Darcy's law is a fundamental principle in fluid dynamics that describes the flow of fluid through a porous medium. In its simplest form, it states that the flow rate of a fluid through a porous medium is proportional to the pressure gradient across the medium and inversely proportional to the fluid's viscosity. However, in anisotropic media, where the permeability varies with direction, Darcy's law becomes more complex. In such cases, the permeability becomes a tensor rather than a scalar, and the flow rate is calculated separately for each direction. The flow rates in the x, y, and z directions, denoted as Qx, Qy, and Qz, are given by −(kx/μ)*(dp/dx), −(ky/μ)*(dp/dy), and −(kz/μ)*(dp/dz), respectively, where kx, ky, and kz are the permeabilities in the respective directions, is the viscosity of the fluid, and dp/dx, dp/dy, and dp/dz are the pressure gradients in the respective directions. This extension of Darcy's law allows for a more accurate description of fluid flow in anisotropic reservoirs, which is crucial for effective reservoir management.

In the context of reservoir management, it's often assumed that the horizontal permeability (in the X and Y directions) is equal and greater than the vertical permeability (in the Z direction). This assumption is largely based on the depositional environment and the presence of bedding planes in sedimentary rocks, which are the most common reservoir rocks. During sediment deposition, layers or beds are formed, with the spaces between the grains within a layer providing pathways for fluid flow. These pathways are typically more interconnected in the horizontal direction, along the bedding planes, leading to higher horizontal permeability. Conversely, the vertical permeability is often lower due to the reduced connectivity of the pore spaces across the bedding planes. The ratio of horizontal to vertical permeability, often denoted as kv/kh, is a common measure of anisotropy in the oil and gas industry. This ratio provides a quantifiable measure of the degree to which the reservoir's permeability varies with direction, which is crucial for accurate reservoir modeling and efficient resource extraction. Darcy's law with the simplifying assumptions in a reservoir environment may be used to derive a flow model, as will be discussed in greater detail later, for interpreting a set of tracer injections with respect to anisotropy.

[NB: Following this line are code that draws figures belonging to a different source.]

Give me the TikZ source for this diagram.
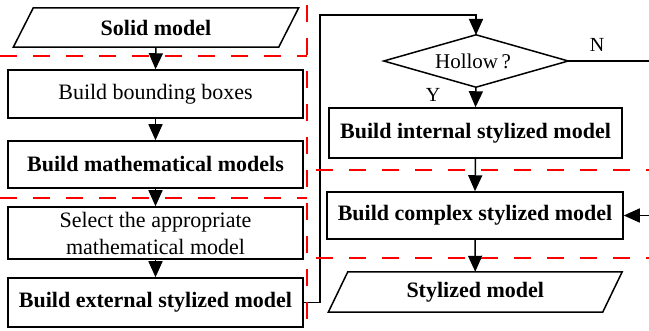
\documentclass[tikz,border=0pt]{standalone}
\usepackage{fontspec}
\setmainfont{Liberation Serif}
\usetikzlibrary{arrows.meta,calc}

\tikzset{
  box/.style={draw, line width=1.5pt, rectangle, inner sep=0pt, align=center,
    font=\fontsize{22}{27}\selectfont},
  boldbox/.style={box, font=\fontsize{22}{27}\selectfont\bfseries},
  plain/.style={rectangle, inner sep=0pt, align=center},
  flow/.style={line width=1.5pt, -{Triangle[width=14pt,length=16pt]}},
  link/.style={line width=1.5pt},
  zone/.style={red, line width=2.5pt, dash pattern=on 17pt off 16pt},
  lbl/.style={font=\fontsize{20}{24}\selectfont, inner sep=0pt}
}

\begin{document}
\begin{tikzpicture}[x=1pt, y=-1pt]
  \useasboundingbox (0,0) rectangle (649,331);

  % left column
  \node[plain, minimum width=265pt, minimum height=39pt,
        font=\fontsize{22}{27}\selectfont\bfseries] (sm) at (156,27.5) {Solid model};
  \draw[link] ($(sm.north west)+(10,0)$) -- ($(sm.north east)+(10,0)$)
     -- ($(sm.south east)+(-10,0)$) -- ($(sm.south west)+(-10,0)$) -- cycle;

  \node[box, minimum width=295pt, minimum height=48pt] (bb) at (155.5,94) {Build bounding boxes};
  \node[boldbox, minimum width=295pt, minimum height=47pt] (mm) at (155.5,164.5) {Build mathematical models};
  \node[box, minimum width=295pt, minimum height=52pt] (sel) at (155.5,233) {Select the appropriate\\mathematical model};
  \node[boldbox, minimum width=295pt, minimum height=49pt] (ext) at (155.5,302.5) {Build external stylized model};

  % right column
  \node[plain, minimum width=184pt, minimum height=52pt,
        font=\fontsize{21}{25}\selectfont] (h) at (473,61) {Hollow\,?};
  \draw[link] ($(h.north)+(3,0)$) -- ($(h.east)+(3,0)$) -- ($(h.south)+(3,0)$) -- ($(h.west)+(3,0)$) -- cycle;
  \coordinate (htop) at (476,35);
  \coordinate (hbot) at (476,87);
  \coordinate (hright) at (568,61);

  \node[boldbox, minimum width=293pt, minimum height=50pt] (int) at (475.5,133) {Build internal stylized model};
  \node[boldbox, minimum width=296pt, minimum height=47pt] (cx) at (475,215.5) {Build complex stylized model};

  \node[plain, minimum width=274pt, minimum height=40pt,
        font=\fontsize{22}{27}\selectfont\bfseries] (st) at (475.25,292) {Stylized model};
  \draw[link] ($(st.north west)+(9.75,0)$) -- ($(st.north east)+(9.75,0)$)
     -- ($(st.south east)+(-9.75,0)$) -- ($(st.south west)+(-9.75,0)$) -- cycle;

  \coordinate (loop) at (320,15);
  \coordinate (nout) at (649,61);
  \coordinate (cin) at (649,215.5);

  % connectors
  \draw[flow] (sm.south) -- (bb.north);
  \draw[flow] (bb.south) -- (mm.north);
  \draw[flow] (mm.south) -- (sel.north);
  \draw[flow] (sel.south) -- (ext.north);
  \draw[flow] (ext.east) -| (loop) -| (htop);
  \draw[flow] (hbot) -- (int.north);
  \draw[link] (hright) -- (nout);
  \draw[flow] (int.south) -- (cx.north);
  \draw[flow] (cin) -- (cx.east);
  \draw[flow] (cx.south) -- (st.north);

  \node[lbl] (ny) at (597,45) {N};
  \node[lbl] (yy) at (433,95) {Y};

  % stage boundaries
  \draw[zone] (0,56) -- (307,56);
  \draw[zone] (307,5) -- (307,331);
  \draw[zone] (0,198) -- (307,198);
  \draw[zone] (316,170) -- (649,170);
  \draw[zone] (316,258) -- (649,258);
\end{tikzpicture}
\end{document}
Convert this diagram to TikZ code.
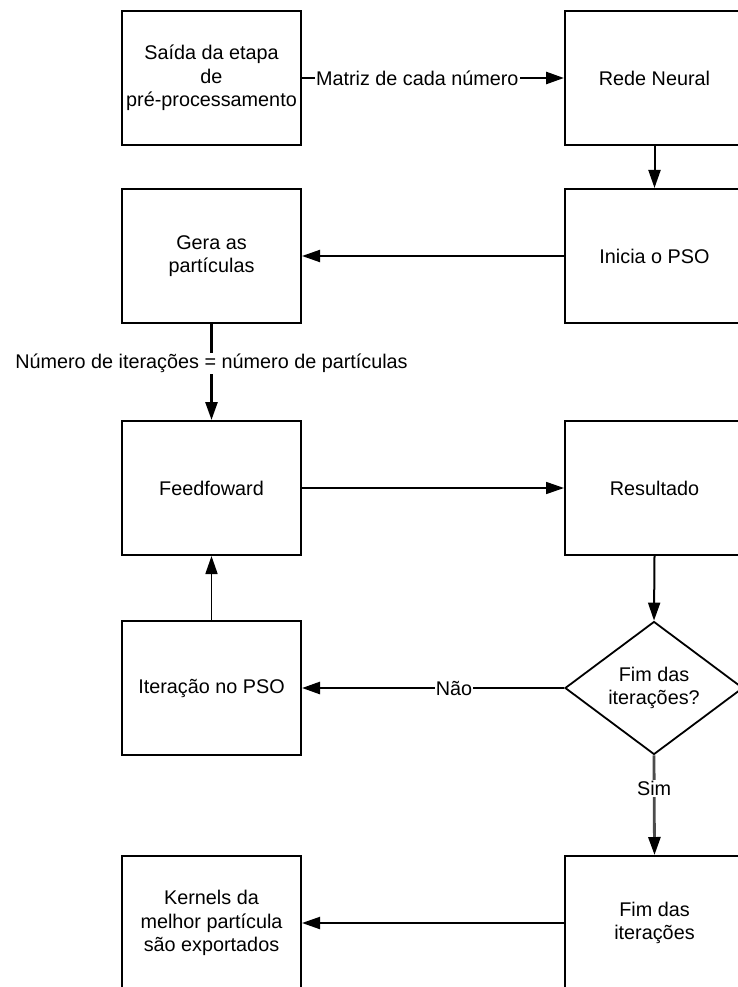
\documentclass[tikz,border=0pt]{standalone}
\usepackage{fontspec}
\setmainfont{Liberation Sans}
\usetikzlibrary{arrows.meta,shapes.geometric}

\tikzset{
  box/.style={draw, line width=2pt, minimum width=179pt, minimum height=134pt,
    inner sep=0pt, align=center, font=\fontsize{19.8}{23.5}\selectfont},
  decision/.style={diamond, draw, line width=1.8pt, minimum width=178pt,
    minimum height=133pt, aspect=1.34, inner sep=0pt, align=center,
    font=\fontsize{19.8}{23.5}\selectfont},
  link/.style={line width=2pt, -{Triangle[length=18pt,width=12pt]}},
  thinlink/.style={line width=1.7pt, -{Triangle[length=18pt,width=12pt]}},
  heavylink/.style={line width=2.6pt, -{Triangle[length=18pt,width=12pt]}},
  tag/.style={fill=white, inner sep=1pt, font=\fontsize{19.8}{23.5}\selectfont}
}

\begin{document}
\begin{tikzpicture}[x=1pt,y=-1pt]
  \clip (0,0) rectangle (738,987);
  \fill[white] (0,0) rectangle (738,987);

  % left column
  \node[box] (saida)  at (211.5,78)  {Saída da etapa\\de\\pré-processamento};
  \node[box] (gera)   at (211.5,256) {Gera as\\partículas};
  \node[box] (feed)   at (211.5,488) {Feedfoward};
  \node[box] (iter)   at (211.5,688) {Iteração no PSO};
  \node[box] (kern)   at (211.5,923) {Kernels da\\melhor partícula\\são exportados};

  % right column
  \node[box] (rede)   at (654.5,78)  {Rede Neural};
  \node[box] (inicia) at (654.5,256) {Inicia o PSO};
  \node[box] (result) at (654.5,488) {Resultado};
  \node[decision] (fim) at (654,688) {Fim das\\iterações?};
  \node[box] (fimit)  at (654.5,923) {Fim das\\iterações};

  % connectors
  \draw[heavylink] (saida.east) -- node[tag, pos=0.44] {Matriz de cada número} (rede.west);
  \draw[link] (rede.south) -- (inicia.north);
  \draw[link] (inicia.west) -- (gera.east);
  \draw[heavylink] (gera.south) -- node[tag, pos=0.41] {Número de iterações = número de partículas} (feed.north);
  \draw[thinlink] (feed.east) -- (result.west);
  \draw[link] (result.south) -- (fim.north);
  \draw[heavylink] (fim.west) -- node[tag, pos=0.42] {Não} (iter.east);
  \draw[thinlink] (iter.north) -- (feed.south);
  \draw[line width=2.8pt, black!70, -{Triangle[length=18pt,width=12pt,color=black]}]
    (fim.south) -- node[tag, text=black, pos=0.33] {Sim} (fimit.north);
  \draw[link] (fimit.west) -- (kern.east);
\end{tikzpicture}
\end{document}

FIG. 1 illustrates a schematic diagram of a system 100 for drilling operations. It should be noted that the system 100 can also include a system for pumping operations, or other operations. The system 100 includes a drilling rig 102 located at a surface 104 of a well. The drilling rig 102 provides support for a down hole apparatus, including a drill string 108. The drill string 108 penetrates a rotary table 110 for drilling a borehole 112 through subsurface formations 114. The drill string 108 includes a Kelly 116 (in the upper portion), a drill pipe 118 and a bottom hole assembly 120 (located at the lower portion of the drill pipe 118). The bottom hole assembly 120 may include drill collars 122, a downhole tool 124 and a drill bit 126. The downhole tool 124 may be any of a number of different types of tools including measurement-while-drilling (MWD) tools, logging-while-drilling (LWD) tools, etc.

During drilling operations, the drill string 108 (including the Kelly 116, the drill pipe 118 and the bottom hole assembly 120) may be rotated by the rotary table 110. In addition or alternative to such rotation, the bottom hole assembly 120 may also be rotated by a motor that is downhole. The drill collars 122 may be used to add weight to the drill bit 126. The drill collars 122 also optionally stiffen the bottom hole assembly 120 allowing the bottom hole assembly 120 to transfer the weight to the drill bit 126. The weight provided by the drill collars 122 also assists the drill bit 126 in the penetration of the surface 104 and the subsurface formations 114.

During drilling operations, a mud pump 132 optionally pumps drilling fluid, for example, drilling mud, from a mud pit 134 through a hose 136 into the drill pipe 118 down to the drill bit 126. The drilling fluid can flow out from the drill bit 126 and return back to the surface through an annular area 140 between the drill pipe 118 and the sides of the borehole 112. The drilling fluid may then be returned to the mud pit 134, for example via pipe 137, and the fluid is filtered.

The downhole tool 124 may include one to a number of different sensors 145, which monitor different downhole parameters and generate data that is stored within one or more different storage mediums within the downhole tool 124 and communicated to the surface. The type of downhole tool 124 and the type of sensors 145 thereon may be dependent on the type of downhole parameters being measured. Such parameters may include the downhole temperature and pressure, the various characteristics of the subsurface formations (such as resistivity, radiation, density, porosity, etc.), the characteristics of the borehole (e.g., size, shape, etc.), etc. Further, and as will be discuss in greater detail later, the downhole tool 124 can include one or more fluid identification sensors for measuring a changing concentration of a tracer solution that is injected into the formation.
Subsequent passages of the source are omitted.